Starting from a video, recognizing actions, understanding human-object interactions, and predicting what will happen next require spatial and temporal reasoning about the available multi-modal content, as well as structured reasoning about the high-level patterns behind human activities. In particular, egocentric videos offer a privileged first-person point of view to understand how biological agents act, which is then essential to transfer knowledge to robots. At the same time, egocentric videos come with several key challenges as head motion, occlusions, and data scarcity which make it a very challenging setting. Our work in this area aims at pushing research boundaries toward models able to manage such complex scenarios and lay the foundations for life-long-learning artificial agents.

Visual place recognition

Mapping images to places is a key problem that underpins several applications, ranging from robotics to augmented reality for assistive devices. A place can be defined in different ways. For instance, Landmark Retrieval aims to search for the most similar sample in a database of annotated landmark images. This enables recognizing the name of the testing landmark but its coordinates are usually not considered. In Visual Geolocalization instead, the goal is to estimate the coordinates (e.g., GPS or UTM) where a picture was taken, based solely on visual clues. In urban applications, the expected accuracy is in the range of meters (typically 25 meters). Even this task is usually cast as an Image Retrieval problem, where the query to be localized is compared to a database of geotagged images, exploiting a representation extracted with a neural network. We are interested in developing accurate and efficient models to manage visual place recognition and geolocalization at a large scale for real-world city-wide applications.

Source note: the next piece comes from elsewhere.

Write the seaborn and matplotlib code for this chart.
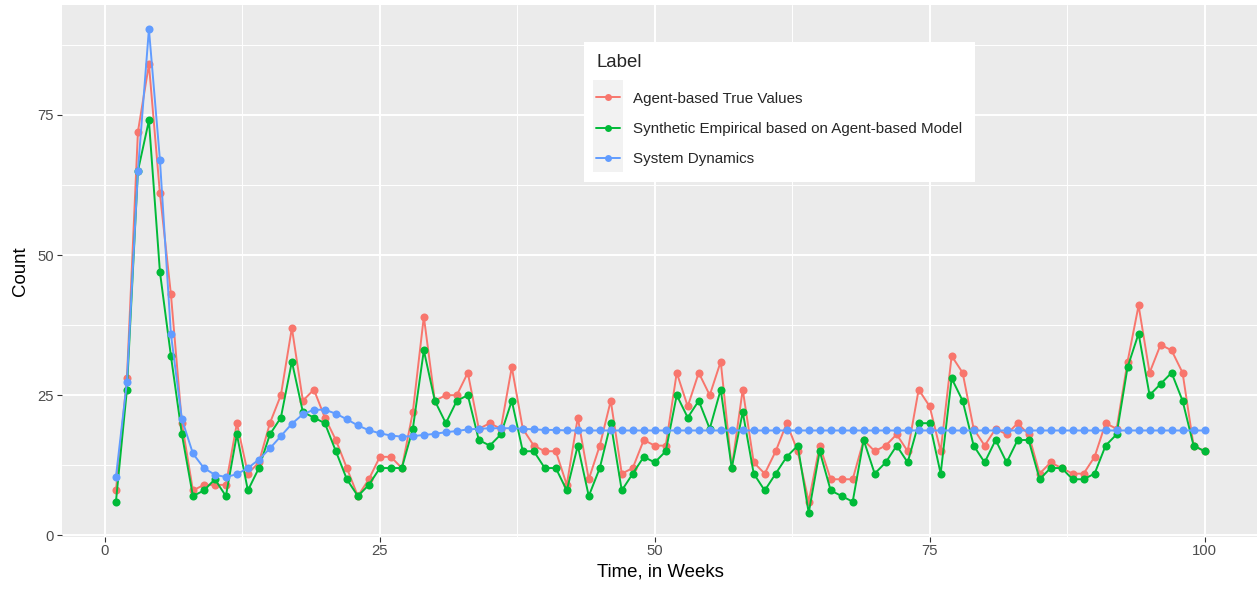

Distributed and Federated Learning

Recent breakthroughs enabled by deep learning rely on increasingly complex architectures: the advent of Large Language Models (LLMs) has marked a new chapter for conversational agents like ChatGPT, but also introduced real challenges in training and serving such solutions for real-world applications. Therefore, scaling data and computing power are crucial for successful training, but speed-up scaling laws are not going to cope forever with the limits of current algorithms and architectures. Moreover, the centralized training paradigm no longer matches the needs of modern applications, which elaborate on heterogeneous data often scattered across large networks. We investigate the problem of distributed and federated learning of deep neural networks, aiming to develop novel fully decentralized algorithms and model architectures that meet the demands of next-generation deep learning applications.

Trustworthy and Fair AI models

The widespread adoption of AI systems in decision-making processes has underscored the urgent need to ensure reliability and fairness. Studying model accuracy is not enough as the overall performance may hide the use of spurious correlations in the data which cause biased predictions with high-impact consequences on society. Moreover, to flawlessly move algorithms out of lab environments, we should make sure their performance remains consistent and dependable across diverse scenarios, even in the presence of novel conditions unpredictable at training time. These premises indicate a clear need for trustworthy models assessed under different metrics and possibly coming with confidence guarantees. Our work focuses on vision and multi-modal learning approaches that incorporate fairness-aware strategies, robust evaluation frameworks, and tailored techniques for adaptation, robustness, and transparency.